• [Do this]: Start at the first line of the material below and retype each line through the one containing "(172,116) rectangle (745,120);", exactly.

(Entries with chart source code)
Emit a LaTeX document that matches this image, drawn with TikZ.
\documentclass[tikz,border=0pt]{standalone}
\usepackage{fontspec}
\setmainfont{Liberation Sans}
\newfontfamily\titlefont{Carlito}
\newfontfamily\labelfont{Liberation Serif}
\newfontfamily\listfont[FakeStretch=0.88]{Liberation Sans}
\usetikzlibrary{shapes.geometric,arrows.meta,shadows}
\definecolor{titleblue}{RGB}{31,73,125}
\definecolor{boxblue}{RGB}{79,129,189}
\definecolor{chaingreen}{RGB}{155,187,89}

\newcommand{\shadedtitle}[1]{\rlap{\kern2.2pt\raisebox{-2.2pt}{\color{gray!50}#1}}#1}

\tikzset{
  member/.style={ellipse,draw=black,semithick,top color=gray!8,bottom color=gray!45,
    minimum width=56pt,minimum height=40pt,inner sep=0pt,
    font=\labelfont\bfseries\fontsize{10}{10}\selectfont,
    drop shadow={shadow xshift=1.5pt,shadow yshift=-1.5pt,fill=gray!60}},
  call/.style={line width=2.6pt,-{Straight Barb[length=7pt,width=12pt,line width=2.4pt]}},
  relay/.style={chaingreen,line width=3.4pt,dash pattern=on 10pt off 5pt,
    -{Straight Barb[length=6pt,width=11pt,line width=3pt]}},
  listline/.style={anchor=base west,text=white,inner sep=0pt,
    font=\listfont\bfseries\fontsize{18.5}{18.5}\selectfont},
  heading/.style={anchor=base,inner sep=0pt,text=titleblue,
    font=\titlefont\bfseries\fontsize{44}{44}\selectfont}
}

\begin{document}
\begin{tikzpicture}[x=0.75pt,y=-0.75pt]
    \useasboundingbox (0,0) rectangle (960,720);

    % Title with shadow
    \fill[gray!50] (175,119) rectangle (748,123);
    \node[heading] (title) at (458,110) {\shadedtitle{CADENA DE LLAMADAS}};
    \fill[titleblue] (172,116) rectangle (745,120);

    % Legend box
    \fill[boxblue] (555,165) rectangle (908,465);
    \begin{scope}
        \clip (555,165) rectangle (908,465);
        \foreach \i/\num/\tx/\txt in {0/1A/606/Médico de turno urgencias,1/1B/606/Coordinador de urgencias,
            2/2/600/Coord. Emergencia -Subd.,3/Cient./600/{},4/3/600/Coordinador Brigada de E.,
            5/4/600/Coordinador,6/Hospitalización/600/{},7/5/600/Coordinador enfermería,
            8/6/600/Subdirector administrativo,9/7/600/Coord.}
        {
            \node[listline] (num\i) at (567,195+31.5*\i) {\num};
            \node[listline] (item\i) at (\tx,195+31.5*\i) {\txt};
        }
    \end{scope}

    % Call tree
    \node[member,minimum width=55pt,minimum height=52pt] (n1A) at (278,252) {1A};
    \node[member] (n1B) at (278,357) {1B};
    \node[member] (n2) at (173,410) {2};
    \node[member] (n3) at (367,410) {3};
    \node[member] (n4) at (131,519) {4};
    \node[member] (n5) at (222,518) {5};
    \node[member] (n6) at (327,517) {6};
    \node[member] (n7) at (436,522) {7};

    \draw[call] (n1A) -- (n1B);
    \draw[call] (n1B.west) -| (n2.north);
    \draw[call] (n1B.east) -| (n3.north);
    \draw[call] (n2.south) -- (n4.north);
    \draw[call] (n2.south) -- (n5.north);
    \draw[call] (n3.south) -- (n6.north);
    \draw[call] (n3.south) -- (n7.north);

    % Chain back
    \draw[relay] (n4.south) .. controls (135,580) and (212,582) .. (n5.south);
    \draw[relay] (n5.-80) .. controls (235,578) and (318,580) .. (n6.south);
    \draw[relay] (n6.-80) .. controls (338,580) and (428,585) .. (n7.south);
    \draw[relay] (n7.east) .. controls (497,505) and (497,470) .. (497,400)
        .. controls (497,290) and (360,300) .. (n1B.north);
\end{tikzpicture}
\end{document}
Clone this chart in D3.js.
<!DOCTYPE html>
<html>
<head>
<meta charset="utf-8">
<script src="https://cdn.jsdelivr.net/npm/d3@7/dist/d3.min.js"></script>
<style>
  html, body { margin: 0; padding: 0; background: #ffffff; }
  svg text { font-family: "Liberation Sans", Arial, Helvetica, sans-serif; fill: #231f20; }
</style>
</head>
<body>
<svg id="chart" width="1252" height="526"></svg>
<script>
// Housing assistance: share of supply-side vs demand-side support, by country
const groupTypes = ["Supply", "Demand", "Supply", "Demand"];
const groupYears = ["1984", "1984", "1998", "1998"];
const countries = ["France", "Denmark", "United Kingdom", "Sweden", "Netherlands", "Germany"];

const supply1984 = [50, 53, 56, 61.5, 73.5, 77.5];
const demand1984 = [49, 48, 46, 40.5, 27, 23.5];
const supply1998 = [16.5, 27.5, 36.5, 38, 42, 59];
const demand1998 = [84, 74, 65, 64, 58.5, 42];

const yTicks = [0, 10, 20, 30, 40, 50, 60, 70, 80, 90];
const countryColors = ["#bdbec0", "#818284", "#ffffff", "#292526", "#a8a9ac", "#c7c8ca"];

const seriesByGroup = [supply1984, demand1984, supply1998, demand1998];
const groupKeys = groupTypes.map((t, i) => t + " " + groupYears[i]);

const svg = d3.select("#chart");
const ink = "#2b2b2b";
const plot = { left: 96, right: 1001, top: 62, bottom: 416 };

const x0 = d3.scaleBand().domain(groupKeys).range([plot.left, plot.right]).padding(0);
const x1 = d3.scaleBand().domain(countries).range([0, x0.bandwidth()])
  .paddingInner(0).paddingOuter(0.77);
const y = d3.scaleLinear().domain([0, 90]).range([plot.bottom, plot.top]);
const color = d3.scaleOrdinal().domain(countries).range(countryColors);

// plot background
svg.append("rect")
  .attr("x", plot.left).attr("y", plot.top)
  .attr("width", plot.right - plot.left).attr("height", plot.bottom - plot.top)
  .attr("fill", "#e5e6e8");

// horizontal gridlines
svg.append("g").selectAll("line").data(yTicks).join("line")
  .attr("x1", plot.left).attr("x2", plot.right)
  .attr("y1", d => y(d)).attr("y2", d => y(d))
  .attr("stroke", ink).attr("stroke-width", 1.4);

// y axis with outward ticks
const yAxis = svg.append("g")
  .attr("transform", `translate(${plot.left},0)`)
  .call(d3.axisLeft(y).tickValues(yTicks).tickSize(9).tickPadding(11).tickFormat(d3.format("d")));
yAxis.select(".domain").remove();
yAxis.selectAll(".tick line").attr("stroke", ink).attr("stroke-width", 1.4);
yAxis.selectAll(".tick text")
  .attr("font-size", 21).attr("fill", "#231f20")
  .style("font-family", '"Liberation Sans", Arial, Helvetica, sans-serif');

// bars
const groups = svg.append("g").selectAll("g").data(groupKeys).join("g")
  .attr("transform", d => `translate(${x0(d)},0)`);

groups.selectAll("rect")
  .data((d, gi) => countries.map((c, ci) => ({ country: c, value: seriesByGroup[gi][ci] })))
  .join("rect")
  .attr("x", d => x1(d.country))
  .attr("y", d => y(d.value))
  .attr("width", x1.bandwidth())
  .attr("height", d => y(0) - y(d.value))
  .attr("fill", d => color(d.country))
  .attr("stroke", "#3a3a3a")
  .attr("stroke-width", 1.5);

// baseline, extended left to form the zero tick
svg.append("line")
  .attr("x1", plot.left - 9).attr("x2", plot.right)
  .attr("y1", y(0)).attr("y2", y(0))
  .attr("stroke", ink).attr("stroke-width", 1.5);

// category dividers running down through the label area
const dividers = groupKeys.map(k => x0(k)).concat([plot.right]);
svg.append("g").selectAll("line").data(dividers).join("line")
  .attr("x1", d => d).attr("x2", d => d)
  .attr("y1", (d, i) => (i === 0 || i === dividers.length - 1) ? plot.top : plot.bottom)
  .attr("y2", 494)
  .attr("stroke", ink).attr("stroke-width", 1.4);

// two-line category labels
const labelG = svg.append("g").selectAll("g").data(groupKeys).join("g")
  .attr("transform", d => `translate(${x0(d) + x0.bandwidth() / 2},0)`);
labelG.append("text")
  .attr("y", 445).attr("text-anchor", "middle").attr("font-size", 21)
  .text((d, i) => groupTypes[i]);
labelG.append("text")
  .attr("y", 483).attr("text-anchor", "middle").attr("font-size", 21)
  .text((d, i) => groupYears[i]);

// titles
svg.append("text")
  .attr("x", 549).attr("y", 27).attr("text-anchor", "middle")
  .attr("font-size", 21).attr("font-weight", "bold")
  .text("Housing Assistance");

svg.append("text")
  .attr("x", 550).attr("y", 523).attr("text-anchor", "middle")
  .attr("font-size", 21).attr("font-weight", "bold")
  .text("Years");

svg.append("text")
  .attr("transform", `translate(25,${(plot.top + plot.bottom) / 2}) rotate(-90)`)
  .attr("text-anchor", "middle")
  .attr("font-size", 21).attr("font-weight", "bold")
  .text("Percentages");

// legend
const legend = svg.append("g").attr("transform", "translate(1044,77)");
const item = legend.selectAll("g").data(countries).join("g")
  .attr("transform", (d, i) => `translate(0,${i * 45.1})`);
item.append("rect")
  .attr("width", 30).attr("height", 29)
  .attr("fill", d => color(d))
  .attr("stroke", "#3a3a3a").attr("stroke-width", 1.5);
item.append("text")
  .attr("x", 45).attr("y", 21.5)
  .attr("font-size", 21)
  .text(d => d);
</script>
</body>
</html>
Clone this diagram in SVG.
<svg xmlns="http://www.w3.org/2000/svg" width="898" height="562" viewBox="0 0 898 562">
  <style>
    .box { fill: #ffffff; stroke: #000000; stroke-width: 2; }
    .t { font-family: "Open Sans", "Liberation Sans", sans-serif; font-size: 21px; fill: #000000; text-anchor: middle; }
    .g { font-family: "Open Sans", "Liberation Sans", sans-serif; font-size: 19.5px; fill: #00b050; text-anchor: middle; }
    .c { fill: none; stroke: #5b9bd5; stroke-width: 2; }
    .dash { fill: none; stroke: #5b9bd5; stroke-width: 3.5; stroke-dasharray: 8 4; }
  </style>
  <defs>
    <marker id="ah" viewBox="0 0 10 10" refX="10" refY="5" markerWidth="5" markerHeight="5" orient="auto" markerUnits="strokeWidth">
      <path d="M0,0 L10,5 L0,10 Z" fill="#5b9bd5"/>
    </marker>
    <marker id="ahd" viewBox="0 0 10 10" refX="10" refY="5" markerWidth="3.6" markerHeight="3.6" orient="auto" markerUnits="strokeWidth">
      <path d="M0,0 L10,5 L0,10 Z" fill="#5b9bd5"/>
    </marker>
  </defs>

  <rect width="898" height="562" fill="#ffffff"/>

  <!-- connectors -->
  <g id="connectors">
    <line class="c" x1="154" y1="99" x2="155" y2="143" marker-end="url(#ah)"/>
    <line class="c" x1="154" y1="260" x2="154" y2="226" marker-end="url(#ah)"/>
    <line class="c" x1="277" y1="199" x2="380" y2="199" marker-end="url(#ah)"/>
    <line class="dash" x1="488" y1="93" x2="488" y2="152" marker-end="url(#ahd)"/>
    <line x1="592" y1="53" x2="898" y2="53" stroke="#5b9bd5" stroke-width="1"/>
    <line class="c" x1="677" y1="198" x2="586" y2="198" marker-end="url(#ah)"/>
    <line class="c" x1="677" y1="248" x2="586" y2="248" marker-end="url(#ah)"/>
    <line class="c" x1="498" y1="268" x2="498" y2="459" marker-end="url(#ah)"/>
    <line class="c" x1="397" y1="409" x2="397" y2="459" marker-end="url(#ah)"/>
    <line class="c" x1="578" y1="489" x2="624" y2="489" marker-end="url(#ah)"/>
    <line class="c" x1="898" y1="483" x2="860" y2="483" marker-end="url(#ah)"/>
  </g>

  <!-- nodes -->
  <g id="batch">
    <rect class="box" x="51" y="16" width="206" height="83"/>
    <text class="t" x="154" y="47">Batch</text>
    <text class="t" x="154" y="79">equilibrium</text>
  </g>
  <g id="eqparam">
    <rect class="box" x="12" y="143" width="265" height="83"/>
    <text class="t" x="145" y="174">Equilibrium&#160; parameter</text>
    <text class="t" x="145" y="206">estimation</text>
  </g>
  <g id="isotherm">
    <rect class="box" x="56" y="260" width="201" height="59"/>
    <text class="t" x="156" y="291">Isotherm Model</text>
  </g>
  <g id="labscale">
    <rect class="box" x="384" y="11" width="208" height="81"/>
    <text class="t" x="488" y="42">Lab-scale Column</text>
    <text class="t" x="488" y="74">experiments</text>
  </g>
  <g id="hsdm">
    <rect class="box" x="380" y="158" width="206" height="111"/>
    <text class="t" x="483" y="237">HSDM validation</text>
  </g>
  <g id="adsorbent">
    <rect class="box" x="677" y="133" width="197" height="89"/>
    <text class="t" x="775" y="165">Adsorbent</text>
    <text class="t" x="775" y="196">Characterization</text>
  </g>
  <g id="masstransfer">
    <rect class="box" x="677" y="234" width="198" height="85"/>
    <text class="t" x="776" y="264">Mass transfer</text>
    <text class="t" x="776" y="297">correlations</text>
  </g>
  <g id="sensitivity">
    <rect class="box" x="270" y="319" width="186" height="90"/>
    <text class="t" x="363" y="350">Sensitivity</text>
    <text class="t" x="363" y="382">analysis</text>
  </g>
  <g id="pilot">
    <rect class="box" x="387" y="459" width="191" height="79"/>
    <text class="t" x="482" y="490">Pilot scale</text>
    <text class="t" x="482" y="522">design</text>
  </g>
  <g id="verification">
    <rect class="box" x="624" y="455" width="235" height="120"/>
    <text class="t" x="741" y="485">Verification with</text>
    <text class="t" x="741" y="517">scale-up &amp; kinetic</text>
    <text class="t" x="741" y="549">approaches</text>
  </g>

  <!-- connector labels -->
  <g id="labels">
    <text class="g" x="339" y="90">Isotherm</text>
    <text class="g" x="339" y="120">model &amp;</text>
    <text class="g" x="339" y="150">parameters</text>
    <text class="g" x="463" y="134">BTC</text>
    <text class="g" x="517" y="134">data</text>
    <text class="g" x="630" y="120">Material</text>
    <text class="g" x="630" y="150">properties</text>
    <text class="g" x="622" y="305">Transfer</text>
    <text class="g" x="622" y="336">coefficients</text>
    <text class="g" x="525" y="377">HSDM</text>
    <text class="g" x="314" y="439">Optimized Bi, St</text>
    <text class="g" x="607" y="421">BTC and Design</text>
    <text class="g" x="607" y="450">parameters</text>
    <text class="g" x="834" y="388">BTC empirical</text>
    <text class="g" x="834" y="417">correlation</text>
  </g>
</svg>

• [Response below]:
Emit a LaTeX document that matches this image, drawn with TikZ.
\documentclass[tikz,border=0pt]{standalone}
\usepackage{fontspec}
\setmainfont{Liberation Sans}
\newfontfamily\titlefont{Carlito}
\newfontfamily\labelfont{Liberation Serif}
\newfontfamily\listfont[FakeStretch=0.88]{Liberation Sans}
\usetikzlibrary{shapes.geometric,arrows.meta,shadows}
\definecolor{titleblue}{RGB}{31,73,125}
\definecolor{boxblue}{RGB}{79,129,189}
\definecolor{chaingreen}{RGB}{155,187,89}

\newcommand{\shadedtitle}[1]{\rlap{\kern2.2pt\raisebox{-2.2pt}{\color{gray!50}#1}}#1}

\tikzset{
  member/.style={ellipse,draw=black,semithick,top color=gray!8,bottom color=gray!45,
    minimum width=56pt,minimum height=40pt,inner sep=0pt,
    font=\labelfont\bfseries\fontsize{10}{10}\selectfont,
    drop shadow={shadow xshift=1.5pt,shadow yshift=-1.5pt,fill=gray!60}},
  call/.style={line width=2.6pt,-{Straight Barb[length=7pt,width=12pt,line width=2.4pt]}},
  relay/.style={chaingreen,line width=3.4pt,dash pattern=on 10pt off 5pt,
    -{Straight Barb[length=6pt,width=11pt,line width=3pt]}},
  listline/.style={anchor=base west,text=white,inner sep=0pt,
    font=\listfont\bfseries\fontsize{18.5}{18.5}\selectfont},
  heading/.style={anchor=base,inner sep=0pt,text=titleblue,
    font=\titlefont\bfseries\fontsize{44}{44}\selectfont}
}

\begin{document}
\begin{tikzpicture}[x=0.75pt,y=-0.75pt]
    \useasboundingbox (0,0) rectangle (960,720);

    % Title with shadow
    \fill[gray!50] (175,119) rectangle (748,123);
    \node[heading] (title) at (458,110) {\shadedtitle{CADENA DE LLAMADAS}};
    \fill[titleblue] (172,116) rectangle (745,120);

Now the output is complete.